One would think that the study of art might require some, well, art to study. The people calling the shots at OCAD University would disagree, however. The textbook this year for one of the university’s art courses, titled “Global Visual and Material Culture: Prehistory to 1800,” costs a whopping $180 and — in all seriousness — includes no art whatsoever. The kicker? It’s required for every student taking the class.
This tidbit comes courtesy of Brent Ashley, who has a daughter starting at OCAD University this fall. The whole kerfuffle revolves around the fact that, apparently, the publisher couldn’t get the rights to the images in time and thus went ahead and printed the book. Barring the fact that art that old should, you know, be in the public domain in the first place, the decision to continue on despite the lack of images just boggles the mind.
Ashley’s post explains:
This year, however, the textbook for Global VISUAL and Material Culture has no pictures. Students have been told that the publisher couldn’t get the copyright permissions settled in time for the print run, so students will have to read the book, and see the pictures online by following along on their computer.

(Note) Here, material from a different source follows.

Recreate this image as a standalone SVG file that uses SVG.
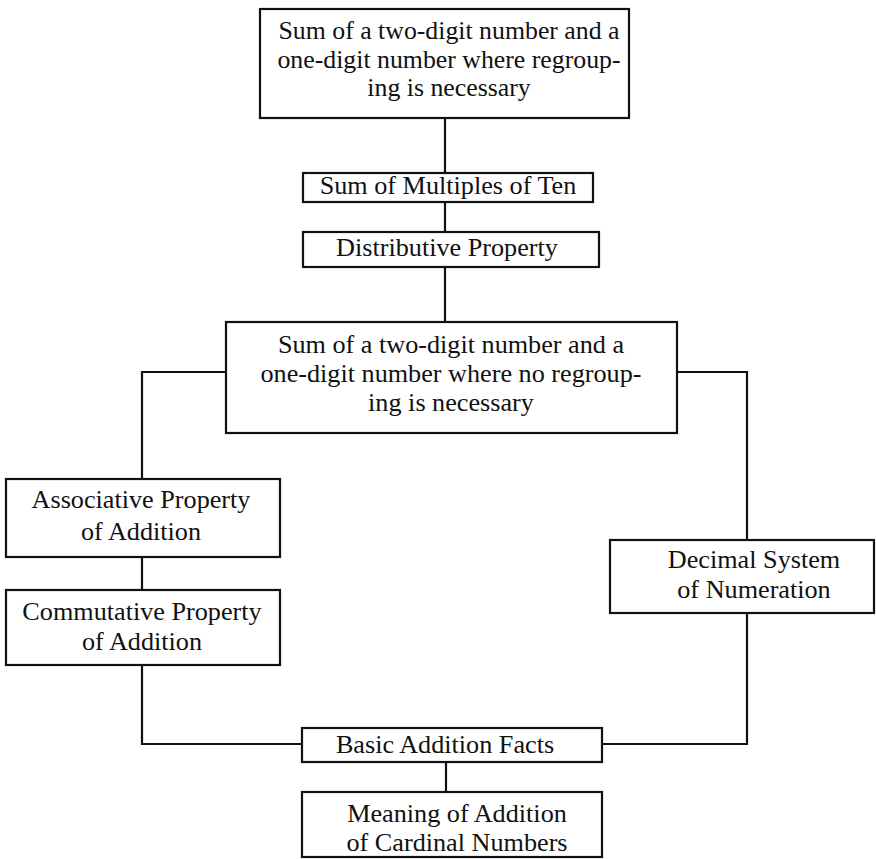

There is no discount on the $180 price for an ART textbook that has NO PICTURES. Devoid of pictures. Bereft of art. If I am going to have to pay $180 for an art history book that is of no resale value to next year’s students, it had damn well better be an excellent visual reference with hard cover and full colour plates, to keep around for years, festooning my coffee table and that of my heirs.
There’s not even a discount involved, and the course next year won’t even use it so it’s basically worthless after the class is over. Good job, folks.